Rows from a dataset of charts and code:
-- begin --
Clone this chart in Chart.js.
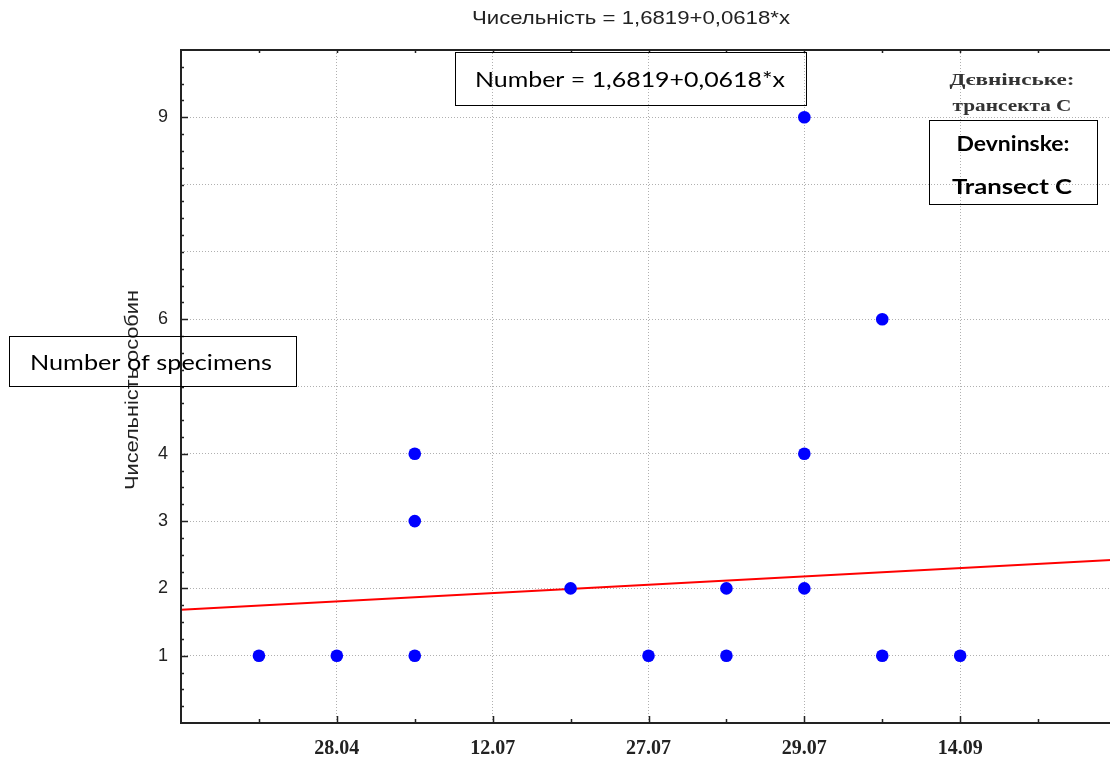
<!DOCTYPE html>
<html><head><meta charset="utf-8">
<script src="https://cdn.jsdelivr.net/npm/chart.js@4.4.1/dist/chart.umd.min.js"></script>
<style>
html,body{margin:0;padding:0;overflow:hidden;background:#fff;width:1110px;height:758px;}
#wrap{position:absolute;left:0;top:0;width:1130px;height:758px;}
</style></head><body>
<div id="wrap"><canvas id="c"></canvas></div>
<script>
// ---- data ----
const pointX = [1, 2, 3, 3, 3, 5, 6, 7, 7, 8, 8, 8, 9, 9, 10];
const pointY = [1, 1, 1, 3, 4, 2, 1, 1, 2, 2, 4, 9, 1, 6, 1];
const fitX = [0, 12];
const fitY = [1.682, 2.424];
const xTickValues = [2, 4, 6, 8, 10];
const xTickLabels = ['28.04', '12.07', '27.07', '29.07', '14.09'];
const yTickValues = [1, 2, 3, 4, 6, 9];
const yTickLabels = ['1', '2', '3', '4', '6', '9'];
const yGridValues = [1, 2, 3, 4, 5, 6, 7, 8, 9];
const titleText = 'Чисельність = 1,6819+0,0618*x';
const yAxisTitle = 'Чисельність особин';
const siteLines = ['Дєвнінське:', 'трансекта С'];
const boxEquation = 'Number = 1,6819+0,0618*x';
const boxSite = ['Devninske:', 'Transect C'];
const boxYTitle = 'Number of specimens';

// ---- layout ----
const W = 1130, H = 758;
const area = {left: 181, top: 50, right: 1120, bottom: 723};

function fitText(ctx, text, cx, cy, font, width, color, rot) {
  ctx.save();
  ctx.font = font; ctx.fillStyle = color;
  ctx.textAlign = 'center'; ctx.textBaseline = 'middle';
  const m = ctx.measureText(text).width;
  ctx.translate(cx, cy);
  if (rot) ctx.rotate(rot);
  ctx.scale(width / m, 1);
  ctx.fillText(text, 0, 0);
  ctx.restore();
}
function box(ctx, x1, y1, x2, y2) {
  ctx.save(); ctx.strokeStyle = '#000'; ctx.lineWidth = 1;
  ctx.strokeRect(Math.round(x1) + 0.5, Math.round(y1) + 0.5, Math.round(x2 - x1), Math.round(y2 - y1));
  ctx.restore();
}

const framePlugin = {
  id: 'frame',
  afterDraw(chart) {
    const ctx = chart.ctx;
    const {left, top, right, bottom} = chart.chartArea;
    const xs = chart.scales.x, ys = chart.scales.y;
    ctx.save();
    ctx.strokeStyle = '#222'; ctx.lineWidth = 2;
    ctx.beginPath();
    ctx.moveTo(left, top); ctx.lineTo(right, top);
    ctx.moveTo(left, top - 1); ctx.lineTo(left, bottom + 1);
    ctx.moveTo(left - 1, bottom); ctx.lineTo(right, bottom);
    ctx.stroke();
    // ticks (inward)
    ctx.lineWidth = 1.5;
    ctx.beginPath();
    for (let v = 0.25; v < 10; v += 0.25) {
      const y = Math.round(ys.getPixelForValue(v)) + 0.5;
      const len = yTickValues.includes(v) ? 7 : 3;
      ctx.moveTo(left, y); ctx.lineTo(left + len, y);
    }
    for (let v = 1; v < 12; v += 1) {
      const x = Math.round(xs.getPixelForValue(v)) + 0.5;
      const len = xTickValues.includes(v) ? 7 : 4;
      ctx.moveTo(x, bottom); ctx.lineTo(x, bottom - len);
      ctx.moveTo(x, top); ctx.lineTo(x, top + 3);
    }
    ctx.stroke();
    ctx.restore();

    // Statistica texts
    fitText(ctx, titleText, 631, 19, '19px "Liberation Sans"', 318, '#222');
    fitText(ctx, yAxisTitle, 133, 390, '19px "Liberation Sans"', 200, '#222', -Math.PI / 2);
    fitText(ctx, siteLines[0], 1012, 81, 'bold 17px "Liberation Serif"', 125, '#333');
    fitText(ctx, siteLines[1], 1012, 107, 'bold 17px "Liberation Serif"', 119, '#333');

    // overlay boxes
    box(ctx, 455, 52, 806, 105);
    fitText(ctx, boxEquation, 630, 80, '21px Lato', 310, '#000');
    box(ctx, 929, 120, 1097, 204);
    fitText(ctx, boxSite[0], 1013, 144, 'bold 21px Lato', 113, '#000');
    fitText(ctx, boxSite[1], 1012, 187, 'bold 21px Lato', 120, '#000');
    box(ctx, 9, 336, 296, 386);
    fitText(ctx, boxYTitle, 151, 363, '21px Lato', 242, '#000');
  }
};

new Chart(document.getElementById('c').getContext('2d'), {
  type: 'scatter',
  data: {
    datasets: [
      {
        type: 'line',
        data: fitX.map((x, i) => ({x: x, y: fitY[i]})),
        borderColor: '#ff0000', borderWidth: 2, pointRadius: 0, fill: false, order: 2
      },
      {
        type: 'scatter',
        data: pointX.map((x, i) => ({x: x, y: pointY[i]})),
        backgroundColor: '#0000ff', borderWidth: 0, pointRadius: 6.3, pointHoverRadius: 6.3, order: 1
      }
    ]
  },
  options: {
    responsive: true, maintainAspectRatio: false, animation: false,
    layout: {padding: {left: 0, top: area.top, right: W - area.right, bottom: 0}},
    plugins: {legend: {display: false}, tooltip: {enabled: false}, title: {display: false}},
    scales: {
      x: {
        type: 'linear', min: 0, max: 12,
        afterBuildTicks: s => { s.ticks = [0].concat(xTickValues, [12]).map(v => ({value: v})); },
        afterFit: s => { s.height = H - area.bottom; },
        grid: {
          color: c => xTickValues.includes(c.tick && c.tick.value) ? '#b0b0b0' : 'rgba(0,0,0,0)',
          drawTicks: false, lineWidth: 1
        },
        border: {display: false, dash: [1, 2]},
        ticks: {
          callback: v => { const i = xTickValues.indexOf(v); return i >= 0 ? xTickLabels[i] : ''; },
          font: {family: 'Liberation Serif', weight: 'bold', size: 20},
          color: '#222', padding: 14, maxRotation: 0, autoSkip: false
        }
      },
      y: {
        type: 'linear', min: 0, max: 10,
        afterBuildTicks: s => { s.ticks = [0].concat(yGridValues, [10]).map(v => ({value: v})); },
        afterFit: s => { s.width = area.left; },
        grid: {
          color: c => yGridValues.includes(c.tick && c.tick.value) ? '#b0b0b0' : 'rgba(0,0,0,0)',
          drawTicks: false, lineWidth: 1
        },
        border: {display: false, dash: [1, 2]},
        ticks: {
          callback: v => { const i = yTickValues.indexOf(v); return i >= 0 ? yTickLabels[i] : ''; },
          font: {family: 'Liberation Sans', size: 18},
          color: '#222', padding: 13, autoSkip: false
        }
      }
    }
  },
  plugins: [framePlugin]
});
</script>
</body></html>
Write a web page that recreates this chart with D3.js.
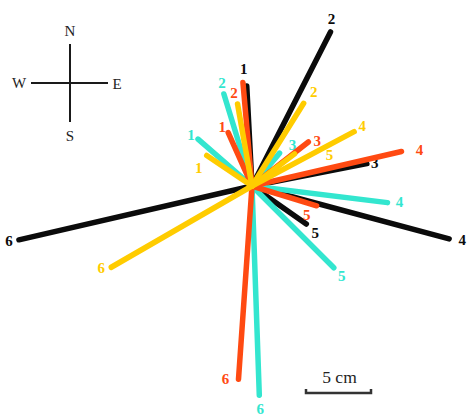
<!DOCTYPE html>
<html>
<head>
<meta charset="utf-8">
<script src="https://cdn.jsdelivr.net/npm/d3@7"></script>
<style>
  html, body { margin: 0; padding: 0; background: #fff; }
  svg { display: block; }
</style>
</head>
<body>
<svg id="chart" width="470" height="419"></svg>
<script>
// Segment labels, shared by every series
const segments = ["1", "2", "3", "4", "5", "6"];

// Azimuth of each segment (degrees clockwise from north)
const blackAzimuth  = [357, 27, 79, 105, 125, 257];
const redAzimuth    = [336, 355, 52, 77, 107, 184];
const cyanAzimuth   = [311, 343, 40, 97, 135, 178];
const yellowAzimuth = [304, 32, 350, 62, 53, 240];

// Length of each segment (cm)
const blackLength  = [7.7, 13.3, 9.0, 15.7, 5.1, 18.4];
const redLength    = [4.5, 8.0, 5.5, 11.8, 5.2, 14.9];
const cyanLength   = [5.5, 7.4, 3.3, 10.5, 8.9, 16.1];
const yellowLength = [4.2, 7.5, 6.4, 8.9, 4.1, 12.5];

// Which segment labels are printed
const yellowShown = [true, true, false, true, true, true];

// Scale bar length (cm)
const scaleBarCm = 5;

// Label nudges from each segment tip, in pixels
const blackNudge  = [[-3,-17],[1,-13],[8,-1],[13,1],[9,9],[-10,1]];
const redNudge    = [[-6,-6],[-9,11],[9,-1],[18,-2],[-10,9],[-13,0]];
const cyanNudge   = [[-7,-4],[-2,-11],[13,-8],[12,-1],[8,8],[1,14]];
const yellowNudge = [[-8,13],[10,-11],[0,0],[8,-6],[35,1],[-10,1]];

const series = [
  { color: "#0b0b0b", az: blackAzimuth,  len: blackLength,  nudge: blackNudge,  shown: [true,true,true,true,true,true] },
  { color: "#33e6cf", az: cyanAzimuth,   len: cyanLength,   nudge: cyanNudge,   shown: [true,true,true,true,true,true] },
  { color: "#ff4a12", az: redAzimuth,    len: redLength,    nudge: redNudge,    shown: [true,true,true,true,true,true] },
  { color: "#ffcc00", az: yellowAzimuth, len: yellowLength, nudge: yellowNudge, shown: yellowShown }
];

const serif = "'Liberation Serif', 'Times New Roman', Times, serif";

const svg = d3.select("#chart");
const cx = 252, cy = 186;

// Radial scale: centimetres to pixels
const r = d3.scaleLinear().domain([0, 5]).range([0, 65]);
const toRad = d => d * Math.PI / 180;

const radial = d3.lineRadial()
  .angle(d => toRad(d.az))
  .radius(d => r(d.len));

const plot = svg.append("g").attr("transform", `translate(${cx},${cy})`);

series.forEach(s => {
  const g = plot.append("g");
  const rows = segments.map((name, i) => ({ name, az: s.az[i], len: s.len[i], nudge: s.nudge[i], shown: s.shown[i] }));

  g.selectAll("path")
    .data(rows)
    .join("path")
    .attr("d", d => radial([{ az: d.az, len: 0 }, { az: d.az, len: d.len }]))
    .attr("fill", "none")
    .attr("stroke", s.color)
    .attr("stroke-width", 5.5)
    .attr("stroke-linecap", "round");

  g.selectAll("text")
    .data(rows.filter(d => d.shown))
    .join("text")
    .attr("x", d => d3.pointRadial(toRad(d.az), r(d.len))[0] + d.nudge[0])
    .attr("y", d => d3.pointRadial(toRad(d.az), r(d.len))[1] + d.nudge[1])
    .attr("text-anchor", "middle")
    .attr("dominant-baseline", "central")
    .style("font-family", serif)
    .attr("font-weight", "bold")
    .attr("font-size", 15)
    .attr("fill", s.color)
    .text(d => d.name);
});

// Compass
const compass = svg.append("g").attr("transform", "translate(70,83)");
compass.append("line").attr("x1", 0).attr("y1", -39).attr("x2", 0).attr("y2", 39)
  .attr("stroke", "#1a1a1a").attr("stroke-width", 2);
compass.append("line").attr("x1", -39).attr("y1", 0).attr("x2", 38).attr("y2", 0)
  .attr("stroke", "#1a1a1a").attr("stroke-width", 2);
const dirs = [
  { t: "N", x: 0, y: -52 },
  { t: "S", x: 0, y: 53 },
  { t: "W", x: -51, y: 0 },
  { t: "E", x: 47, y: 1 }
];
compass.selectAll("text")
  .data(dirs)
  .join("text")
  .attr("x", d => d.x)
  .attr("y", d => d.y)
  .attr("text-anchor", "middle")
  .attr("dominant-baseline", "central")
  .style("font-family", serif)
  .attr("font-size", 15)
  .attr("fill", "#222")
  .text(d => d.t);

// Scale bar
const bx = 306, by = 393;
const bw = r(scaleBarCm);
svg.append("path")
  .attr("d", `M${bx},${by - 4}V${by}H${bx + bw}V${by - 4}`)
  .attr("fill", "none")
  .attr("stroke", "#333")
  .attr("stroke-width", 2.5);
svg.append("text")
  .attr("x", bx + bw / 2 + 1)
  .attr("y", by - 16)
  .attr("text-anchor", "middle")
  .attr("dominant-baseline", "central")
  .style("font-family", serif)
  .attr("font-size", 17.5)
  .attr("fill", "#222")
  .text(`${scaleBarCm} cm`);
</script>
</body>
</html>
-- end --
What the task requires — Keep to the lines above from the line with "Write a web" to the line with "const yellowAzimuth = [304, 32, 350, 62, 53, 240];", and set down exactly those, inclusive, with nothing else and every picture left out.

Answer to the task —
Write a web page that recreates this chart with D3.js.
<!DOCTYPE html>
<html>
<head>
<meta charset="utf-8">
<script src="https://cdn.jsdelivr.net/npm/d3@7"></script>
<style>
  html, body { margin: 0; padding: 0; background: #fff; }
  svg { display: block; }
</style>
</head>
<body>
<svg id="chart" width="470" height="419"></svg>
<script>
// Segment labels, shared by every series
const segments = ["1", "2", "3", "4", "5", "6"];

// Azimuth of each segment (degrees clockwise from north)
const blackAzimuth  = [357, 27, 79, 105, 125, 257];
const redAzimuth    = [336, 355, 52, 77, 107, 184];
const cyanAzimuth   = [311, 343, 40, 97, 135, 178];
const yellowAzimuth = [304, 32, 350, 62, 53, 240];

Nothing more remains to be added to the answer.